GTT réalise une acquisition majeure dans l’hydrogène vert
Cap sur l’hydrogène
Le GNL a une autre problématique : ne répondant que partiellement à la problématique du CO2, il reste aujourd’hui un carburant de transition et est challengé par des technologies qui tiennent actuellement lieu de solutions de destination… quitte à devoir investir lourdement. Parmi celles-ci, l’hydrogène vert. GTT entend visiblement être de la partie. Le spécialiste a annoncé le 19 octobre l'acquisition d'Areva H2Gen, un fabricant français d'électrolyseurs, technologie qui permet de verdir l’hydrogène.

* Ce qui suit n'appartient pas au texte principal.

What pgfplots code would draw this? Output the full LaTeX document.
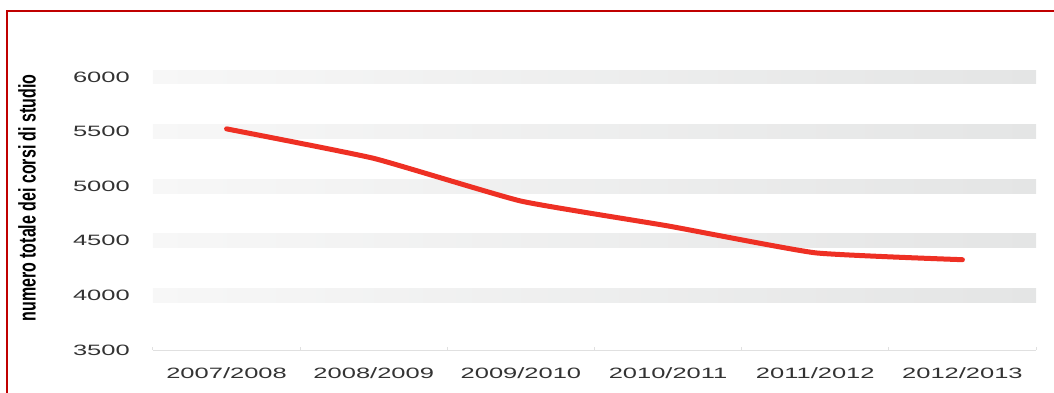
\documentclass[border=0pt]{standalone}
\usepackage{pgfplots}
\pgfplotsset{compat=1.18}
\usepackage{fontspec}
\setmainfont{Liberation Sans}
\definecolor{frame}{HTML}{C00000}
\definecolor{linered}{HTML}{EE3024}
\definecolor{bandL}{HTML}{F7F7F7}
\definecolor{bandR}{HTML}{E4E5E5}
\definecolor{tickc}{HTML}{333333}
\begin{document}
\begin{tikzpicture}
\clip (0,0) rectangle (1054pt,392pt);
\draw[frame, line width=2pt] (7pt,381pt) rectangle (1080pt,-20pt);
\begin{axis}[
  at={(153pt,42pt)}, anchor=south west,
  width=883pt, height=273pt, scale only axis,
  xmin=-0.5, xmax=5.5, ymin=3500, ymax=6000,
  clip=false,
  axis x line*=bottom, axis y line*=left,
  y axis line style={draw=none},
  x axis line style={draw=black!12, line width=1pt},
  xtick={0,1,2,3,4,5},
  xticklabels={\scalebox{1.7}[1]{2007/2008},\scalebox{1.7}[1]{2008/2009},\scalebox{1.7}[1]{2009/2010},\scalebox{1.7}[1]{2010/2011},\scalebox{1.7}[1]{2011/2012},\scalebox{1.7}[1]{2012/2013}},
  minor xtick={-0.5,0.5,1.5,2.5,3.5,4.5,5.5},
  major tick length=0pt,
  minor tick length=3pt,
  minor tick style={draw=black!12, line width=1pt},
  ytick={3500,4000,4500,5000,5500,6000},
  yticklabels={\scalebox{1.7}[1]{3500},\scalebox{1.7}[1]{4000},\scalebox{1.7}[1]{4500},\scalebox{1.7}[1]{5000},\scalebox{1.7}[1]{5500},\scalebox{1.7}[1]{6000}},
  tick label style={font=\fontsize{15}{18}\selectfont, text=tickc},
  yticklabel style={inner sep=0pt, anchor=east, xshift=-23pt},
  xticklabel style={inner sep=0pt, anchor=north, yshift=-17pt},
  ylabel={\scalebox{1}[1.5]{\bfseries\fontsize{16}{18}\selectfont numero totale dei corsi di studio}},
  every axis y label/.style={at={(rel axis cs:0,0.557)}, xshift=-126pt, rotate=90, anchor=center},
]
\shade[left color=bandL, right color=bandR] (axis cs:-0.5,3936) rectangle (axis cs:5.5,4064);
\shade[left color=bandL, right color=bandR] (axis cs:-0.5,4436) rectangle (axis cs:5.5,4564);
\shade[left color=bandL, right color=bandR] (axis cs:-0.5,4936) rectangle (axis cs:5.5,5064);
\shade[left color=bandL, right color=bandR] (axis cs:-0.5,5436) rectangle (axis cs:5.5,5564);
\shade[left color=bandL, right color=bandR] (axis cs:-0.5,5936) rectangle (axis cs:5.5,6064);
\addplot[linered, line width=5pt, smooth, tension=0.25, line cap=round] coordinates {
  (0,5525) (1,5255) (2,4864) (3,4636) (4,4390) (5,4327)
};
\end{axis}
\end{tikzpicture}
\end{document}
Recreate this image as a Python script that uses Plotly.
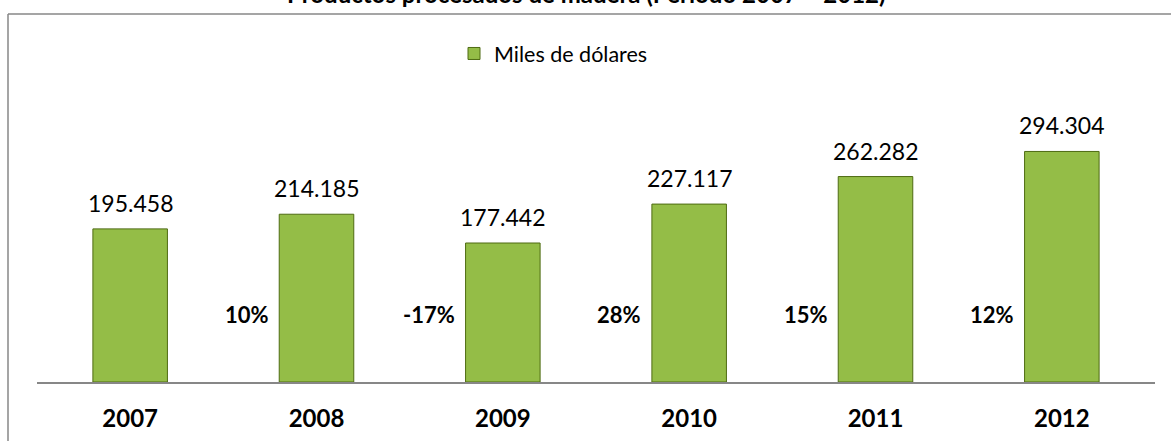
import plotly.graph_objects as go

years = ["2007", "2008", "2009", "2010", "2011", "2012"]
values = [195458, 214185, 177442, 227117, 262282, 294304]
growth = [None, 10, -17, 28, 15, 12]
series_name = "Miles de dólares"
title_text = "Productos procesados de madera (Período 2007 – 2012)"

FONT = "Lato, 'Open Sans', sans-serif"
W, H = 1171, 441
ML, MR, MT, MB = 37, 16, 100, 59

fig = go.Figure()
fig.add_trace(go.Bar(
    x=years, y=values, name=series_name,
    width=0.4,
    marker=dict(color="#94BD47", line=dict(color="#4E6B12", width=1)),
    showlegend=True,
))

ann = []
for i, v in enumerate(values):
    ann.append(dict(x=i, y=v, xref="x", yref="y", text=f"{v:,}".replace(",", "."),
                    showarrow=False, yanchor="bottom", yshift=10,
                    font=dict(family=FONT, size=23, color="#000000")))
for i, g in enumerate(growth):
    if g is None:
        continue
    ann.append(dict(x=i, y=86500, xref="x", yref="y", text=f"<b>{g}%</b>",
                    showarrow=False, xanchor="right", yanchor="middle", xshift=-46,
                    font=dict(family=FONT, size=22, color="#000000")))
ann.append(dict(x=0.5, y=1, xref="paper", yref="paper", text=f"<b>{title_text}</b>",
                showarrow=False, xanchor="center", yanchor="bottom", yshift=90,
                xshift=-10,
                font=dict(family=FONT, size=24, color="#000000")))

plot_w = W - ML - MR
plot_h = H - MT - MB
lx = (8 - ML) / plot_w
ty = 1 + (MT - 14) / plot_h
shapes = [
    dict(type="line", xref="paper", yref="paper", x0=lx, x1=1.2, y0=ty, y1=ty,
         line=dict(color="#878787", width=1.5)),
    dict(type="line", xref="paper", yref="paper", x0=lx, x1=lx, y0=ty, y1=-0.5,
         line=dict(color="#878787", width=1.5)),
]

fig.update_layout(
    width=W, height=H,
    margin=dict(l=ML, r=MR, t=MT, b=MB, autoexpand=False),
    paper_bgcolor="white", plot_bgcolor="white",
    font=dict(family=FONT, color="#000000"),
    annotations=ann, shapes=shapes,
    legend=dict(orientation="h", x=(454 - ML) / plot_w, xanchor="left",
                y=1 + (MT - 33) / plot_h, yanchor="top",
                font=dict(family=FONT, size=21.5, color="#000000"),
                bgcolor="rgba(0,0,0,0)"),
    bargap=0.6,
)
fig.update_xaxes(type="category", range=[-0.5, len(years) - 0.5], automargin=False,
                 showline=True, linecolor="#878787", linewidth=1.5,
                 ticks="", showgrid=False, ticklabelstandoff=14,
                 tickfont=dict(family=FONT, size=24, color="#000000", weight="bold"))
fig.update_yaxes(visible=False, range=[0, 360000], showgrid=False, zeroline=False,
                 automargin=False)

fig.write_html("out.html", config={"displayModeBar": False},
               post_script="document.body.style.margin='0';document.body.style.padding='0';")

Les marques de sympathie pour l’entreprise de Saint-Rémy-lès-Chevreuse ne devraient donc pas faire défaut, quand bien même ses marchés dépendent des décisions d’investissement dans les infrastructures de liquéfaction, son chiffre d’affaires concentré sur cinq chantiers navals asiatiques et sa valorisation boursière tributaire des commandes. Les analystes déroulent déjà les scénarios et butent sur un principe : le rôle de l’État français, actionnaire de contrôle d'Engie, qui sera sans doute attentif au devenir d’une pépite technologique française qui devrait réveiller l’appétit de groupes étrangers, à commencer par ceux de l’Asie. Cela ne va pas non plus manquer d'inquiéter les Coréens qui redoutent depuis plusieurs mois de voir GTT tomber dans un giron chinois.
Adeline Descamps
* Engie conservera les activités de réseaux urbains de chaleur et de froid, de production d'énergie décentralisée, d'efficacité énergétique, de ville intelligente, de mobilité verte et d'ingénierie. Pour les autres services ‑ activités d'installations électriques, de chauffage, ventilation et climatisation, services liés à l'information et la communication ‑ une nouvelle entité va être créée.